Nachdem das Internationale Übereinkommen zur Verhütung der Meeresverschmutzung (Marpol) zum Abkommen von Helsinki (Helcom) über verstärkten Schutz der Ostsee geführt hat, ist diese Fäkalientankpflicht auf dem Verordnungsweg in Deutschland eingeführt worden. Yachten, die größer sind als 12 Meter, haben außerdem ein zweisprachiges Hinweisschild aufzuhängen. Darauf ist das Entsorgen von Abfall außenbords zu untersagen.
Werden Yachten verchartert oder zum entgeltlichen Ausbildungsbetrieb eingesetzt, treten zu diesen Pflichten noch weitere hinzu, denn dann unterliegen sie der Schiffssicherheitsverordnung (SchSV) und der SeeSpbV. Diese Vorschriften setzen die Solas in deutsches Recht um. Das Einhalten des Ausrüstungskatalogs aus der See-Sportbootverordnung ist dadurch bei gewerblicher Nutzung zwingend vorgeschrieben.
Die Einhaltung wird vom WSA bei der Erteilung des Bootszeugnisses streng überprüft – im zweijährigen Abstand. Das gebührenpflichtige Zeugnis ist obligat und hat nichts mit den freiwilligen Eigentumsnachweisen der Verbände zu tun. Beim Betrieb der Yacht ohne das Papier macht sich der Unternehmer sogar strafbar.
Fehlt auf der kommerziell genutzten Yacht etwas von der Liste aus der SeeSpbV, so ist das eine Ordnungswidrigkeit, auch ohne dass dadurch eine Gefährdungslage entsteht. Der Unternehmer, nicht der Skipper, steht im Ordnungswidrigkeitenverfahren für solche Verstöße gerade. Ab 12 Meter Länge ist die Charteryacht etwa mit einer DSC-fähigen Seefunkstelle auszurüsten. Fehlt die, wird zur Kasse gebeten.

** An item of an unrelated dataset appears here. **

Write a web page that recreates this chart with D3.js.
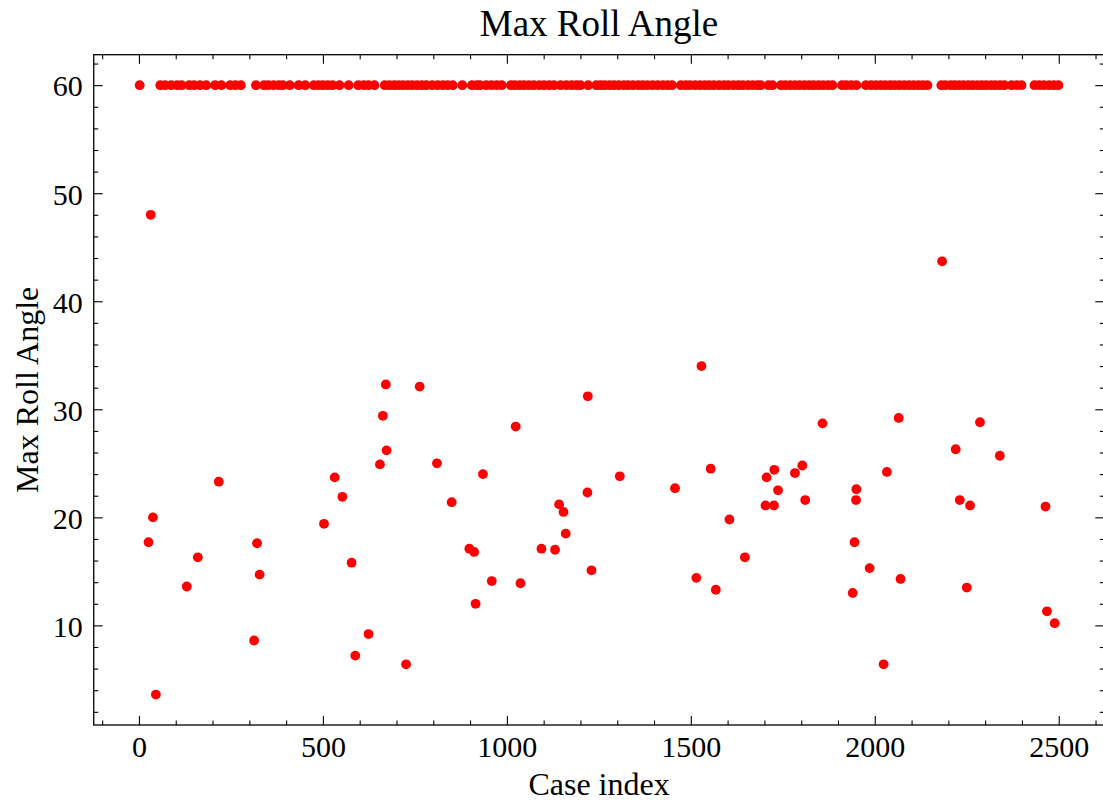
<!DOCTYPE html>
<html>
<head>
<meta charset="utf-8">
<script src="https://cdn.jsdelivr.net/npm/d3@7"></script>
<style>
  html, body { margin: 0; padding: 0; background: #fff; }
  svg { display: block; }
  text { font-family: "Liberation Serif", "DejaVu Serif", serif; fill: #000; }
</style>
</head>
<body>
<div id="chart"></div>
<script>
// Cases that reached the 60 degree roll limit
const cappedCases = [
  2,
  58, 71, 88, 104, 116, 137, 150, 166, 183, 207, 224, 248, 262, 277,
  318, 340, 352, 366, 380, 391, 410, 434, 452, 475, 488, 500, 513, 526, 545,
  570, 596, 611, 624, 640, 668, 681, 694, 706, 718, 731, 743, 756, 769, 781,
  797, 812, 826, 839, 853, 879, 905, 918, 927, 944, 958, 972, 986, 1011, 1022,
  1035, 1047, 1060, 1073, 1088, 1101, 1115, 1128, 1146, 1162, 1176, 1189, 1200,
  1221, 1243, 1255, 1266, 1279, 1291, 1304, 1318, 1330, 1343, 1357, 1369, 1382,
  1396, 1410, 1424, 1437, 1449, 1473, 1486, 1498, 1512, 1525, 1538, 1550, 1563,
  1577, 1590, 1602, 1616, 1629, 1641, 1655, 1668, 1681, 1690, 1711, 1722, 1745,
  1757, 1770, 1783, 1796, 1809, 1822, 1834, 1847, 1860, 1873, 1885, 1911, 1923,
  1936, 1950, 1976, 1990, 2003, 2016, 2029, 2042, 2054, 2067, 2080, 2093, 2106,
  2119, 2131, 2143,
  2181, 2192, 2206, 2217, 2229, 2241, 2254, 2266, 2279, 2291, 2303, 2316, 2328,
  2340, 2352, 2372, 2386, 2399,
  2434, 2447, 2460, 2474, 2487, 2499
];
const cappedAngle = 60;

// Cases that stayed below the limit: index and maximum roll angle
const belowIndex = [
  26, 32, 38, 46, 130, 160, 217, 313, 321, 328,
  503, 532, 553, 578, 588, 624, 655, 663, 671, 673,
  726, 763, 810, 850, 898, 911, 915, 935, 959, 1024,
  1037, 1094, 1131, 1142, 1154, 1160, 1219, 1220, 1230, 1307,
  1457, 1515, 1529, 1554, 1568, 1605, 1647, 1703, 1706, 1726,
  1727, 1737, 1783, 1803, 1811, 1858, 1940, 1945, 1949, 1950,
  1986, 2024, 2033, 2065, 2070, 2183, 2220, 2231, 2250, 2259,
  2286, 2340, 2464, 2468, 2489
];
const belowAngle = [
  17.7, 48.0, 20.0, 3.6, 13.6, 16.3, 23.3, 8.6, 17.6, 14.7,
  19.4, 23.7, 21.9, 15.8, 7.2, 9.2, 24.9, 29.4, 32.3, 26.2,
  6.4, 32.1, 25.0, 21.4, 17.1, 16.8, 12.0, 24.0, 14.1, 28.4,
  13.9, 17.1, 17.0, 21.2, 20.5, 18.5, 22.3, 31.2, 15.1, 23.8,
  22.7, 14.4, 34.0, 24.5, 13.3, 19.8, 16.3, 21.1, 23.7, 21.1,
  24.4, 22.5, 24.1, 24.8, 21.6, 28.7, 13.0, 17.7, 21.6, 22.6,
  15.3, 6.4, 24.2, 29.2, 14.3, 43.7, 26.3, 21.6, 13.5, 21.1,
  28.8, 25.7, 21.0, 11.3, 10.2
];

const xMajorTicks = [0, 500, 1000, 1500, 2000, 2500];
const yMajorTicks = [10, 20, 30, 40, 50, 60];

const points = cappedCases.map(i => ({ index: i, angle: cappedAngle }))
  .concat(belowIndex.map((i, k) => ({ index: i, angle: belowAngle[k] })));

const W = 1103, H = 802;
const plot = { left: 93.75, right: 1104.3, top: 54.7, bottom: 725 };

const svg = d3.select("#chart").append("svg")
  .attr("width", W).attr("height", H);
svg.append("rect").attr("width", W).attr("height", H).attr("fill", "#fff");

// Axis limits padded by 5% of the data span on each side
const xExt = d3.extent(points, d => d.index);
const yExt = d3.extent(points, d => d.angle);
const xPad = (xExt[1] - xExt[0]) * 0.05, yPad = (yExt[1] - yExt[0]) * 0.05;

const x = d3.scaleLinear().domain([xExt[0] - xPad, xExt[1] + xPad])
  .range([plot.left, plot.right]);
const y = d3.scaleLinear().domain([yExt[0] - yPad, yExt[1] + yPad])
  .range([plot.bottom, plot.top]);

const xMinor = d3.range(-100, 2700, 100).filter(v => v % 500 !== 0 && v > x.domain()[0] && v < x.domain()[1]);
const yMinor = d3.range(2, 63, 2).filter(v => v % 10 !== 0 && v > y.domain()[0] && v < y.domain()[1]);

// Markers
svg.append("g")
  .selectAll("circle")
  .data(points)
  .join("circle")
  .attr("cx", d => x(d.index))
  .attr("cy", d => y(d.angle))
  .attr("r", 4.9)
  .attr("fill", "#ff0000");

// Inward-pointing ticks on all four sides
function styleAxis(g) {
  g.select(".domain").remove();
  g.selectAll(".tick line").attr("stroke", "#000").attr("stroke-width", 1.1);
}

const fontTick = 30;

const gx = svg.append("g").attr("transform", `translate(0,${plot.bottom})`)
  .call(d3.axisBottom(x).tickValues(xMajorTicks).tickSize(-9).tickSizeOuter(0).tickPadding(11).tickFormat(d3.format("d")));
styleAxis(gx);
gx.selectAll("text").style("font-size", fontTick + "px").style("font-family", "Liberation Serif, serif");

const gxm = svg.append("g").attr("transform", `translate(0,${plot.bottom})`)
  .call(d3.axisBottom(x).tickValues(xMinor).tickSize(-4.5).tickSizeOuter(0).tickFormat(""));
styleAxis(gxm);

const gxt = svg.append("g").attr("transform", `translate(0,${plot.top})`)
  .call(d3.axisTop(x).tickValues(xMajorTicks).tickSize(-9).tickSizeOuter(0).tickFormat(""));
styleAxis(gxt);
const gxtm = svg.append("g").attr("transform", `translate(0,${plot.top})`)
  .call(d3.axisTop(x).tickValues(xMinor).tickSize(-4.5).tickSizeOuter(0).tickFormat(""));
styleAxis(gxtm);

const gy = svg.append("g").attr("transform", `translate(${plot.left},0)`)
  .call(d3.axisLeft(y).tickValues(yMajorTicks).tickSize(-9).tickSizeOuter(0).tickPadding(11).tickFormat(d3.format("d")));
styleAxis(gy);
gy.selectAll("text").style("font-size", fontTick + "px").style("font-family", "Liberation Serif, serif").attr("dy", "0.36em");

const gym = svg.append("g").attr("transform", `translate(${plot.left},0)`)
  .call(d3.axisLeft(y).tickValues(yMinor).tickSize(-4.5).tickSizeOuter(0).tickFormat(""));
styleAxis(gym);

const gyr = svg.append("g").attr("transform", `translate(${plot.right},0)`)
  .call(d3.axisRight(y).tickValues(yMajorTicks).tickSize(-9).tickSizeOuter(0).tickFormat(""));
styleAxis(gyr);
const gyrm = svg.append("g").attr("transform", `translate(${plot.right},0)`)
  .call(d3.axisRight(y).tickValues(yMinor).tickSize(-4.5).tickSizeOuter(0).tickFormat(""));
styleAxis(gyrm);

// Frame
svg.append("rect")
  .attr("x", plot.left).attr("y", plot.top)
  .attr("width", plot.right - plot.left).attr("height", plot.bottom - plot.top)
  .attr("fill", "none").attr("stroke", "#000").attr("stroke-width", 1.3);

// Title and axis labels
const cx = (plot.left + plot.right) / 2;
svg.append("text").attr("x", cx).attr("y", 35.5)
  .attr("text-anchor", "middle").style("font-size", "37px")
  .text("Max Roll Angle");

svg.append("text").attr("x", cx).attr("y", 795)
  .attr("text-anchor", "middle").style("font-size", "32px")
  .text("Case index");

svg.append("text")
  .attr("transform", `translate(38,${(plot.top + plot.bottom) / 2}) rotate(-90)`)
  .attr("text-anchor", "middle").style("font-size", "32px")
  .text("Max Roll Angle");
</script>
</body>
</html>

Und schließlich steht unabhängig von der Größe die Kontrolle des Trinkwassers an Bord durch das Gesundheitsamt an.
Bei gewerblicher Nutzung vorgeschriebenes Zubehör – für Privatyachten ein hilfreicher Maßstab:
Was nach dem unbestimmten Rechtsbegriff der seemännischen Sorgfalt an Bord gehört und was nicht, ist für privat genutzte Segelyachten Auslegungssache und variiert je nach Fahrtgebiet, Schiff und Crew. Eine Orientierung bietet die für gewerblich genutzte Yachten sogar verbindliche Aufzählung in der See-Sportbootverordnung (s. o.). Weitere Vorschläge gibt es in verschiedenen Veröffentlichungen.